Esercizio per riconoscere i presupposti in base ai quali agiamo automaticamente

1. su una colonna scrivere un dialogo conflittuale in cui siamo stati coinvolti: ciò che dice l’interlocutore, ciò che rispondiamo, ciò che dice l’interlocutore, ciò che rispondiamo e così via.
Es:
• io: sei ancora in ritardo
• lui: c’era traffico, scusa, c’era traffico
• io: dovevi arrivare puntuale, potevi uscire prima, lo sapevi che era importante
• lui: sono uscito prima ma il traffico era davvero tanto, e poi cosa cambia per 10 minuti?
• io: …
• lui: …
• …

2. quando avete completato il dialogo, su un’altra colonna scrivere i pensieri che non avete espresso durante il dialogo ma che hanno dato forma alle vostre emozioni e al vostro tono.
Es:
non gli importa di me, non mi rispetta, non ha capito che era importante arrivare qui in tempo, mi sta raccontando le solite bugie, si scusa tanto per dire ma non gliene importa nulla, mi sta prendendo in giro …

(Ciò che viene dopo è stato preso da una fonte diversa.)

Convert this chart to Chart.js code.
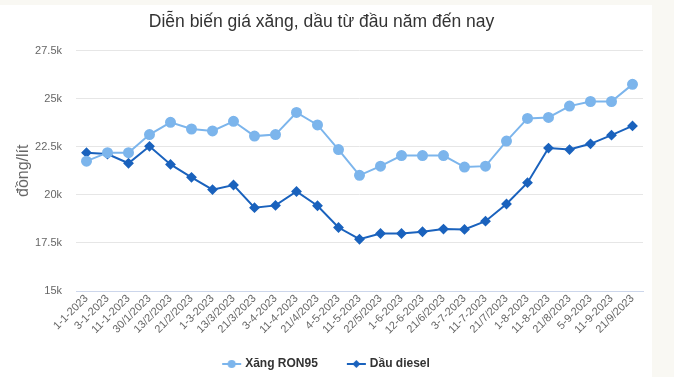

3. Trasformare i pensieri in domande (vere: curiose, non retoriche e divertite dallo spiazzamento, espresse con un tono congruente per sincero interesse ).
Es:
sei in ritardo perché non ti importa di me? Ti avevo spiegato male che secondo me era importante arrivare in tempo? Mi stai facendo uno scherzo? Ho l’impressione che tu mi stia dicendo una bugia, è così? …

Martin Buber ha scritto che i conflitti spesso nascono perché le persone non dicono quello che pensano e non fanno quello che dicono.
Ho l’impressione che questo accada perché spesso le persone non si accorgono di ciò che pensano.

L’esercizio qui presentato ha proprio lo scopo di riconoscere i pensieri a cui reagiamo.
Una volta riconosciuti è possibile esprimerli attraverso una domanda che, insieme all’interlocutore, ci ponga di fronte ad essi, in modo da non assumerli automaticamente come realtà e in modo da negoziare con l’interlocutore i presupposti in base ai quali comprendere le comunicazioni che ci scambiamo.

Con questo esercizio si guadagna una posizione straniera rispetto ai presupposti che davamo per scontati e in cui ci identificavamo.
E’ una posizione libera, per questo fonda l’etica delle relazioni sia con se stessi che con gli altri.